Exercise brief: Repeat the material verbatim. Images are excluded from the copy.

Stored data:
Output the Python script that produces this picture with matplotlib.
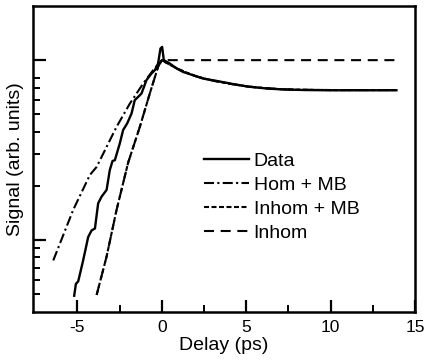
import matplotlib
matplotlib.use("Agg")
import matplotlib.pyplot as plt
from matplotlib.ticker import FixedLocator, NullFormatter

plt.rcParams['font.family'] = ['Liberation Sans', 'DejaVu Sans']
plt.rcParams['axes.unicode_minus'] = False

# Data (measured signal)
data_x = [-5.19, -5.09, -4.95, -4.66, -4.36, -4.16, -3.96, -3.77, -3.57, -3.27, -3.08,
          -2.92, -2.78, -2.49, -2.29, -2.05, -1.79, -1.6, -1.4, -1.2, -0.91, -0.61,
          -0.41, -0.22, -0.08, 0.02, 0.12, 0.28, 0.47, 0.87, 1.26, 1.85, 2.44, 3.24,
          4.22, 5.21, 6.2, 7.18, 8.5, 10.0, 11.5, 13.9]
data_y = [0.049, 0.057, 0.059, 0.077, 0.104, 0.113, 0.116, 0.16, 0.174, 0.19, 0.245,
          0.275, 0.278, 0.344, 0.409, 0.445, 0.506, 0.6, 0.625, 0.653, 0.774, 0.843,
          0.88, 0.958, 1.16, 1.185, 1.0, 0.98, 0.958, 0.9, 0.86, 0.825, 0.79, 0.767,
          0.736, 0.711, 0.696, 0.687, 0.682, 0.68, 0.68, 0.68]

# Hom + MB model
hom_x = [-6.43, -5.25, -4.26, -3.86, -2.68, -1.89, -1.1, -0.51, 0.0, 0.5, 1.0, 1.5,
         2.0, 3.0, 4.0, 5.0, 6.0, 7.0, 8.0, 10.0, 13.9]
hom_y = [0.077, 0.147, 0.23, 0.255, 0.426, 0.574, 0.742, 0.88, 1.0, 0.94, 0.89, 0.85,
         0.815, 0.77, 0.74, 0.715, 0.70, 0.69, 0.685, 0.682, 0.682]

# Inhom + MB model
inmb_x = [-3.86, -3.27, -2.68, -1.99, -1.3, -0.71, -0.22, 0.0, 0.5, 1.0, 1.5, 2.0,
          3.0, 4.0, 5.0, 6.0, 7.0, 8.0, 10.0, 13.9]
inmb_y = [0.0495, 0.081, 0.147, 0.27, 0.426, 0.653, 0.918, 1.0, 0.94, 0.89, 0.85,
          0.815, 0.77, 0.74, 0.715, 0.70, 0.69, 0.685, 0.682, 0.682]

# Inhom model
inh_x = [-3.86, -3.27, -2.68, -1.99, -1.3, -0.71, -0.22, 0.0, 13.9]
inh_y = [0.0495, 0.081, 0.147, 0.27, 0.426, 0.653, 0.918, 1.0, 1.0]

labels = ["Data", "Hom + MB", "Inhom + MB", "Inhom"]

fig = plt.figure(figsize=(4.27, 3.6), dpi=100)
ax = fig.add_axes([33/427, 48/360, (415-33)/427, (312-6)/360])

lw = 1.5
ax.plot(data_x, data_y, color='black', lw=1.7, ls='-', label=labels[0])
ax.plot(hom_x, hom_y, color='black', lw=lw, ls=(0, (4.8, 1.6, 1.0, 1.6)), label=labels[1])
ax.plot(inmb_x, inmb_y, color='black', lw=lw, ls=(0, (2.4, 1.2)), label=labels[2])
ax.plot(inh_x, inh_y, color='black', lw=lw, ls=(0, (4.8, 3.2)), label=labels[3])

ax.set_yscale('log')
ax.set_xlim(-7.63, 15)
ax.set_ylim(0.0398, 2.0)

ax.set_xticks([-5, 0, 5, 10, 15])
ax.xaxis.set_minor_locator(FixedLocator([-2.5, 2.5, 7.5, 12.5]))
ax.yaxis.set_major_locator(FixedLocator([0.1, 1.0]))
ax.yaxis.set_minor_locator(FixedLocator([0.05, 0.06, 0.07, 0.08, 0.09,
                                         0.2, 0.3, 0.4, 0.5, 0.6, 0.7, 0.8]))
ax.yaxis.set_major_formatter(NullFormatter())
ax.yaxis.set_minor_formatter(NullFormatter())

ax.tick_params(which='major', direction='in', length=9, width=1.6, labelsize=12.5)
ax.tick_params(which='minor', direction='in', length=5, width=1.4)
ax.tick_params(axis='x', pad=6)
for s in ax.spines.values():
    s.set_linewidth(1.8)

ax.set_xlabel("Delay (ps)", fontsize=14, labelpad=1)
ax.set_ylabel("Signal (arb. units)", fontsize=14, labelpad=3)

ax.legend(loc='upper left', bbox_to_anchor=(0.448, 0.522), frameon=False,
          fontsize=14, handlelength=2.3, handletextpad=0.25, labelspacing=0.33,
          borderpad=0, borderaxespad=0)

fig.savefig("out.png", dpi=100)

Output for this exercise:
Output the Python script that produces this picture with matplotlib.
import matplotlib
matplotlib.use("Agg")
import matplotlib.pyplot as plt
from matplotlib.ticker import FixedLocator, NullFormatter

plt.rcParams['font.family'] = ['Liberation Sans', 'DejaVu Sans']
plt.rcParams['axes.unicode_minus'] = False

# Data (measured signal)
data_x = [-5.19, -5.09, -4.95, -4.66, -4.36, -4.16, -3.96, -3.77, -3.57, -3.27, -3.08,
          -2.92, -2.78, -2.49, -2.29, -2.05, -1.79, -1.6, -1.4, -1.2, -0.91, -0.61,
          -0.41, -0.22, -0.08, 0.02, 0.12, 0.28, 0.47, 0.87, 1.26, 1.85, 2.44, 3.24,
          4.22, 5.21, 6.2, 7.18, 8.5, 10.0, 11.5, 13.9]
data_y = [0.049, 0.057, 0.059, 0.077, 0.104, 0.113, 0.116, 0.16, 0.174, 0.19, 0.245,
          0.275, 0.278, 0.344, 0.409, 0.445, 0.506, 0.6, 0.625, 0.653, 0.774, 0.843,
          0.88, 0.958, 1.16, 1.185, 1.0, 0.98, 0.958, 0.9, 0.86, 0.825, 0.79, 0.767,
          0.736, 0.711, 0.696, 0.687, 0.682, 0.68, 0.68, 0.68]

# Hom + MB model
hom_x = [-6.43, -5.25, -4.26, -3.86, -2.68, -1.89, -1.1, -0.51, 0.0, 0.5, 1.0, 1.5,
         2.0, 3.0, 4.0, 5.0, 6.0, 7.0, 8.0, 10.0, 13.9]
hom_y = [0.077, 0.147, 0.23, 0.255, 0.426, 0.574, 0.742, 0.88, 1.0, 0.94, 0.89, 0.85,
         0.815, 0.77, 0.74, 0.715, 0.70, 0.69, 0.685, 0.682, 0.682]

# Inhom + MB model
inmb_x = [-3.86, -3.27, -2.68, -1.99, -1.3, -0.71, -0.22, 0.0, 0.5, 1.0, 1.5, 2.0,
          3.0, 4.0, 5.0, 6.0, 7.0, 8.0, 10.0, 13.9]
inmb_y = [0.0495, 0.081, 0.147, 0.27, 0.426, 0.653, 0.918, 1.0, 0.94, 0.89, 0.85,
          0.815, 0.77, 0.74, 0.715, 0.70, 0.69, 0.685, 0.682, 0.682]

# Inhom model
inh_x = [-3.86, -3.27, -2.68, -1.99, -1.3, -0.71, -0.22, 0.0, 13.9]
inh_y = [0.0495, 0.081, 0.147, 0.27, 0.426, 0.653, 0.918, 1.0, 1.0]

labels = ["Data", "Hom + MB", "Inhom + MB", "Inhom"]

fig = plt.figure(figsize=(4.27, 3.6), dpi=100)
ax = fig.add_axes([33/427, 48/360, (415-33)/427, (312-6)/360])

lw = 1.5
ax.plot(data_x, data_y, color='black', lw=1.7, ls='-', label=labels[0])
ax.plot(hom_x, hom_y, color='black', lw=lw, ls=(0, (4.8, 1.6, 1.0, 1.6)), label=labels[1])
ax.plot(inmb_x, inmb_y, color='black', lw=lw, ls=(0, (2.4, 1.2)), label=labels[2])
ax.plot(inh_x, inh_y, color='black', lw=lw, ls=(0, (4.8, 3.2)), label=labels[3])

ax.set_yscale('log')
ax.set_xlim(-7.63, 15)
ax.set_ylim(0.0398, 2.0)

ax.set_xticks([-5, 0, 5, 10, 15])
ax.xaxis.set_minor_locator(FixedLocator([-2.5, 2.5, 7.5, 12.5]))
ax.yaxis.set_major_locator(FixedLocator([0.1, 1.0]))
ax.yaxis.set_minor_locator(FixedLocator([0.05, 0.06, 0.07, 0.08, 0.09,
                                         0.2, 0.3, 0.4, 0.5, 0.6, 0.7, 0.8]))
ax.yaxis.set_major_formatter(NullFormatter())
ax.yaxis.set_minor_formatter(NullFormatter())

ax.tick_params(which='major', direction='in', length=9, width=1.6, labelsize=12.5)
ax.tick_params(which='minor', direction='in', length=5, width=1.4)
ax.tick_params(axis='x', pad=6)
for s in ax.spines.values():
    s.set_linewidth(1.8)

ax.set_xlabel("Delay (ps)", fontsize=14, labelpad=1)
ax.set_ylabel("Signal (arb. units)", fontsize=14, labelpad=3)

ax.legend(loc='upper left', bbox_to_anchor=(0.448, 0.522), frameon=False,
          fontsize=14, handlelength=2.3, handletextpad=0.25, labelspacing=0.33,
          borderpad=0, borderaxespad=0)

fig.savefig("out.png", dpi=100)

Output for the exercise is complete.